Given request: Below are the records; locate each line with the word "image" and copy it.

(Source code of charts)
#####

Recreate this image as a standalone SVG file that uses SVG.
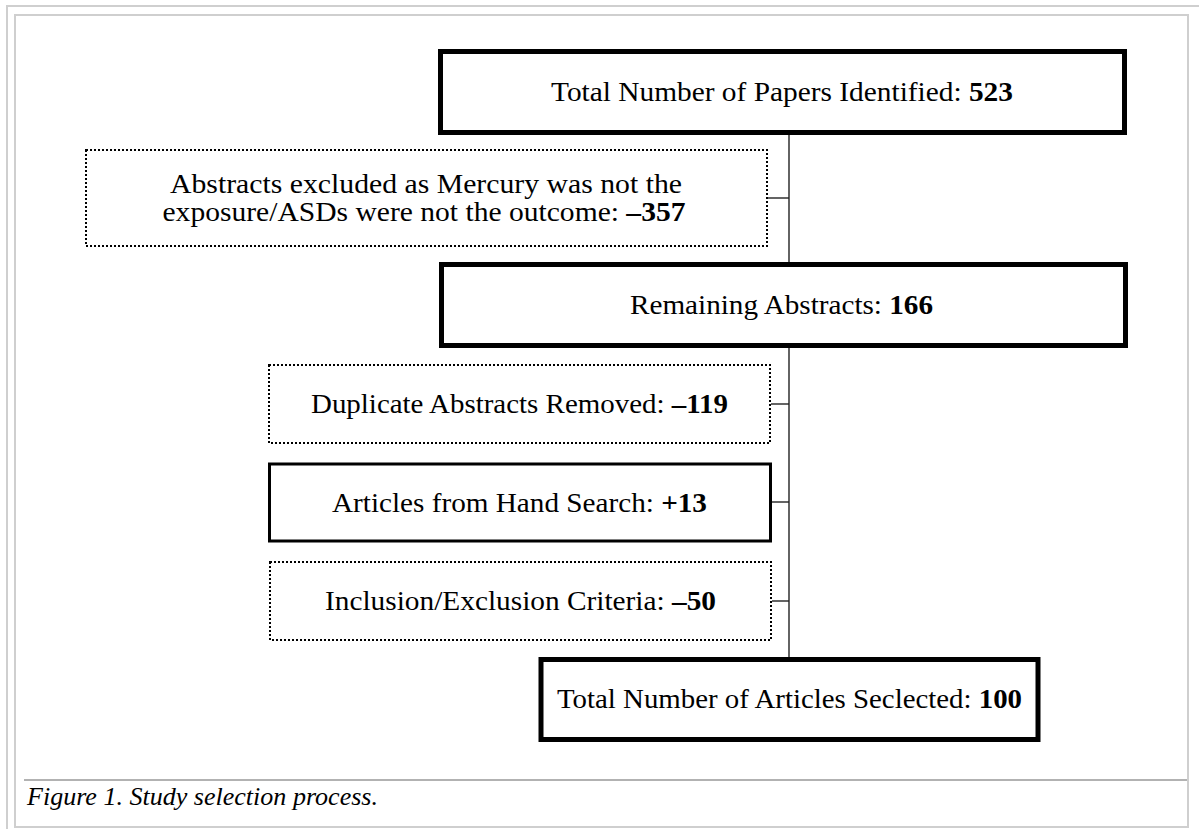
<svg xmlns="http://www.w3.org/2000/svg" width="1199" height="829" viewBox="0 0 1199 829">
<style>
.frame{fill:none;stroke:#cfcfcf;stroke-width:2}
.thick{fill:#fff;stroke:#000;stroke-width:5}
.thin{fill:#fff;stroke:#000;stroke-width:3}
.dot{fill:#fff;stroke:#000;stroke-width:2;stroke-dasharray:2 2}
.lbl{font-family:"Liberation Serif","Times New Roman",serif;font-size:28px;fill:#000;text-anchor:middle}
.sm{font-size:26.5px}
.b{font-weight:bold}
.conn{stroke:#222;stroke-width:1.4;fill:none}
.cap{font-family:"Liberation Serif","Times New Roman",serif;font-size:25px;font-style:italic;fill:#000}
</style>
<rect width="1199" height="829" fill="#fff"/>
<rect class="frame" x="7" y="6" width="1220" height="840"/>
<rect class="frame" x="15" y="15" width="1173" height="812"/>
<line x1="24" y1="780" x2="1187" y2="780" stroke="#999" stroke-width="1.5"/>
<text class="cap" x="27" y="805" textLength="351" lengthAdjust="spacingAndGlyphs">Figure 1. Study selection process.</text>

<g id="connectors">
<line class="conn" x1="789" y1="134" x2="789" y2="657"/>
<line class="conn" x1="768" y1="198" x2="789" y2="198"/>
<line class="conn" x1="771" y1="404" x2="789" y2="404"/>
<line class="conn" x1="771" y1="502" x2="789" y2="502"/>
<line class="conn" x1="772" y1="601" x2="789" y2="601"/>
</g>

<g id="n1">
<rect class="thick" x="440.5" y="51.5" width="684" height="81"/>
<text class="lbl" x="782" y="101" textLength="462" lengthAdjust="spacingAndGlyphs">Total Number of Papers Identified: <tspan class="b">523</tspan></text>
</g>
<g id="n2">
<rect class="dot" x="86" y="150" width="681" height="96"/>
<text class="lbl sm" x="426" y="193" textLength="512" lengthAdjust="spacingAndGlyphs">Abstracts excluded as Mercury was not the</text>
<text class="lbl sm" x="424" y="221" textLength="523" lengthAdjust="spacingAndGlyphs">exposure/ASDs were not the outcome: <tspan class="b">–357</tspan></text>
</g>
<g id="n3">
<rect class="thick" x="441.5" y="264.5" width="684" height="81"/>
<text class="lbl" x="781.5" y="314" textLength="303" lengthAdjust="spacingAndGlyphs">Remaining Abstracts: <tspan class="b">166</tspan></text>
</g>
<g id="n4">
<rect class="dot" x="269" y="365" width="501" height="78"/>
<text class="lbl" x="519.5" y="413" textLength="417" lengthAdjust="spacingAndGlyphs">Duplicate Abstracts Removed: <tspan class="b">–119</tspan></text>
</g>
<g id="n5">
<rect class="thin" x="269.5" y="464" width="501" height="77"/>
<text class="lbl" x="519.5" y="512" textLength="375" lengthAdjust="spacingAndGlyphs">Articles from Hand Search: <tspan class="b">+13</tspan></text>
</g>
<g id="n6">
<rect class="dot" x="270" y="562" width="501" height="78"/>
<text class="lbl" x="520.5" y="610" textLength="391" lengthAdjust="spacingAndGlyphs">Inclusion/Exclusion Criteria: <tspan class="b">–50</tspan></text>
</g>
<g id="n7">
<rect class="thick" x="541" y="659.5" width="497" height="80"/>
<text class="lbl" x="789.5" y="708" textLength="465" lengthAdjust="spacingAndGlyphs">Total Number of Articles Seclected: <tspan class="b">100</tspan></text>
</g>
</svg>
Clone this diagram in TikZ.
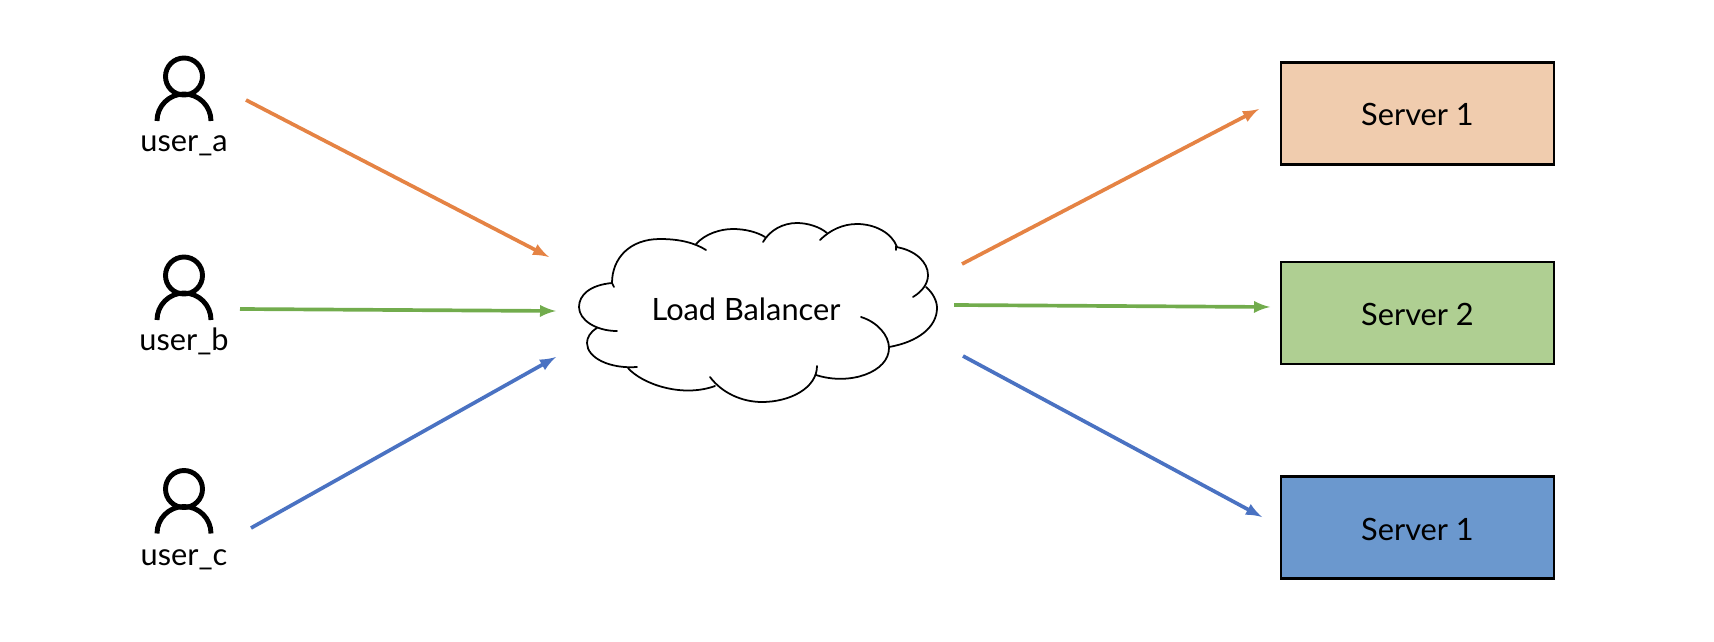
\documentclass[tikz,border=0pt]{standalone}
\usepackage{fontspec}
\setmainfont{Lato}
\definecolor{linea}{HTML}{E58344}
\definecolor{lineb}{HTML}{72AC4D}
\definecolor{linec}{HTML}{4A72C2}
\definecolor{filla}{HTML}{F0CCAE}
\definecolor{fillb}{HTML}{AFCF92}
\definecolor{fillc}{HTML}{6B98CE}
\tikzset{
  every node/.style={font=\fontsize{17.5}{21}\selectfont},
  server/.style={draw=black,line width=1.2pt,minimum width=5.46cm,minimum height=2.04cm,inner sep=0pt,text height=0.5cm,text depth=0pt},
  flow/.style={line width=2.1pt,-{latex}},
  usermark/.style={line width=2.8pt},
  cloudline/.style={line width=1pt,line cap=round}
}
\begin{document}
\begin{tikzpicture}[x=0.02cm,y=-0.02cm]
    \useasboundingbox (0,0) rectangle (1714,642);

    % users
    \foreach \name/\hy/\ly in {a/76.5/151.7,b/275.5/350.7,c/489/565} {
      \draw[usermark] (184,\hy) circle (18.5);
      \draw[usermark] (157,\hy+44.5) arc[start angle=180,end angle=360,radius=27];
      \node[inner sep=0pt,anchor=base] (user\name) at (184,\ly) {user\_\name};
    }

    % servers
    \node[server,fill=filla] (sa) at (1417.5,113.5) {Server 1};
    \node[server,fill=fillb] (sb) at (1417.5,313) {Server 2};
    \node[server,fill=fillc] (sc) at (1417.5,527.5) {Server 1};

    % cloud
    \draw[cloudline] (612,283) .. controls (590,285) and (579,295) .. (579,307) .. controls (579,320) and (596,331) .. (617,331);
    \draw[cloudline] (597,328) .. controls (590,332) and (587,338) .. (587,343) .. controls (587,358) and (610,369) .. (637,367);
    \draw[cloudline] (628,368) .. controls (642,384) and (682,398) .. (715,386);
    \draw[cloudline] (710,377) .. controls (722,393) and (742,402) .. (762,402) .. controls (790,402) and (817,388) .. (817,366);
    \draw[cloudline] (816,375) .. controls (850,386) and (889,372) .. (889,348) .. controls (889,335) and (877,322) .. (861,317);
    \draw[cloudline] (889,347) .. controls (918,342) and (937,327) .. (937,308) .. controls (937,301) and (933,293) .. (926,287);
    \draw[cloudline] (913,297) .. controls (923,291) and (928,283) .. (928,275) .. controls (928,262) and (915,250) .. (896,247) -- (896,250);
    \draw[cloudline] (820,240) .. controls (830,230) and (843,224) .. (857,224) .. controls (875,224) and (892,233) .. (897,247);
    \draw[cloudline] (763,242) .. controls (770,230) and (783,223) .. (797,223) .. controls (808,223) and (820,227) .. (827,233);
    \draw[cloudline] (696,244) .. controls (705,234) and (720,229) .. (733,229) .. controls (745,229) and (757,232) .. (765,237);
    \draw[cloudline] (614,287) -- (612,283) .. controls (612,258) and (630,239) .. (660,239) .. controls (680,239) and (695,243) .. (706,250);
    \node[anchor=base] (lb) at (746,320.7) {Load Balancer};

    % arrows
    \coordinate (aa) at (246,100);
    \coordinate (ab) at (549,257);
    \coordinate (ba) at (240,309);
    \coordinate (bb) at (556,311);
    \coordinate (ca) at (251,528);
    \coordinate (cb) at (556,357);
    \coordinate (da) at (962,264);
    \coordinate (db) at (1259,109);
    \coordinate (ea) at (954,305);
    \coordinate (eb) at (1270,307);
    \coordinate (fa) at (963,356);
    \coordinate (fb) at (1262,517);
    \draw[flow,linea] (aa) -- (ab);
    \draw[flow,lineb] (ba) -- (bb);
    \draw[flow,linec] (ca) -- (cb);
    \draw[flow,linea] (da) -- (db);
    \draw[flow,lineb] (ea) -- (eb);
    \draw[flow,linec] (fa) -- (fb);
\end{tikzpicture}
\end{document}
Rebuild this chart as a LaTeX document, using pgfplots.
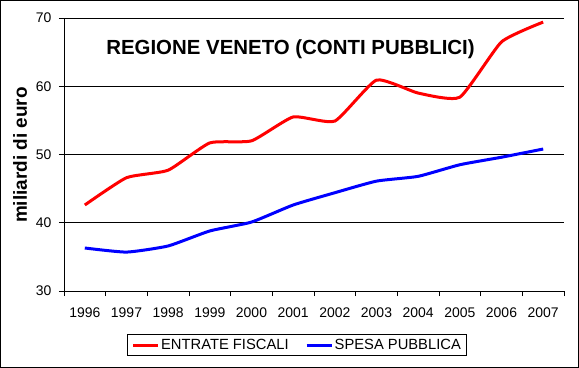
\documentclass[border=0pt]{standalone}
\usepackage{pgfplots}
\pgfplotsset{compat=1.18}
\usepackage{fontspec}
\setmainfont{Liberation Sans}
\begin{document}
\begin{tikzpicture}
\useasboundingbox (0,0) rectangle (579bp,368bp);
\draw[line width=1bp] (0.5bp,0.5bp) rectangle (578.5bp,367.5bp);
\begin{axis}[
  at={(64bp,77bp)}, anchor=south west,
  width=500bp, height=273bp, scale only axis,
  xmin=0, xmax=12, ymin=30, ymax=70,
  axis x line*=bottom, axis y line*=left,
  axis line style={line width=0.8bp, black},
  xtick={0.5,1.5,...,11.5},
  xticklabels={1996,1997,1998,1999,2000,2001,2002,2003,2004,2005,2006,2007},
  minor xtick={0,1,...,12},
  major x tick style={draw=none},
  minor tick length=5bp,
  major tick length=5bp,
  tick align=outside,
  tick style={black, line width=0.8bp},
  ytick={30,40,50,60,70},
  ymajorgrids, grid style={black, line width=0.8bp},
  /pgf/number format/assume math mode=true,
  tick label style={font=\fontsize{14}{16}\selectfont},
  xticklabel style={yshift=-8bp},
  yticklabel style={xshift=-4bp},
  ylabel={\bfseries miliardi di euro},
  every axis y label/.style={at={(rel axis cs:-0.088,0.498)}, rotate=90, anchor=center, font=\fontsize{19}{21}\selectfont},
  legend columns=2,
  legend style={at={(rel axis cs:0.466,-0.198)}, anchor=center, draw=black, line width=0.8bp,
    font=\fontsize{14.8}{16}\selectfont, inner xsep=4bp, inner ysep=3.5bp,
    nodes={inner xsep=1.5bp, inner ysep=1bp},
    /tikz/every even column/.append style={column sep=15bp}},
  legend image code/.code={\draw[#1, line width=3bp] (0,0) -- (25bp,0);},
  clip=false,
]
\addplot[red, line width=3bp, smooth, tension=0.3] coordinates {
(0.5,42.6) (1.5,46.6) (2.5,47.7) (3.5,51.7) (4.5,52.0) (5.5,55.5)
(6.5,54.9) (7.5,60.9) (8.5,59.0) (9.5,58.4) (10.5,66.5) (11.5,69.4)};
\addlegendentry{ENTRATE FISCALI}
\addplot[blue, line width=3bp, smooth, tension=0.3] coordinates {
(0.5,36.3) (1.5,35.7) (2.5,36.6) (3.5,38.8) (4.5,40.1) (5.5,42.6)
(6.5,44.4) (7.5,46.1) (8.5,46.8) (9.5,48.5) (10.5,49.6) (11.5,50.8)};
\addlegendentry{SPESA PUBBLICA}
\node[font=\bfseries\fontsize{20.5}{23}\selectfont] at (rel axis cs:0.453,0.886) {REGIONE VENETO (CONTI PUBBLICI)};
\end{axis}
\end{tikzpicture}
\end{document}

#####

Task output:
Recreate this image as a standalone SVG file that uses SVG.
  legend image code/.code={\draw[#1, line width=3bp] (0,0) -- (25bp,0);},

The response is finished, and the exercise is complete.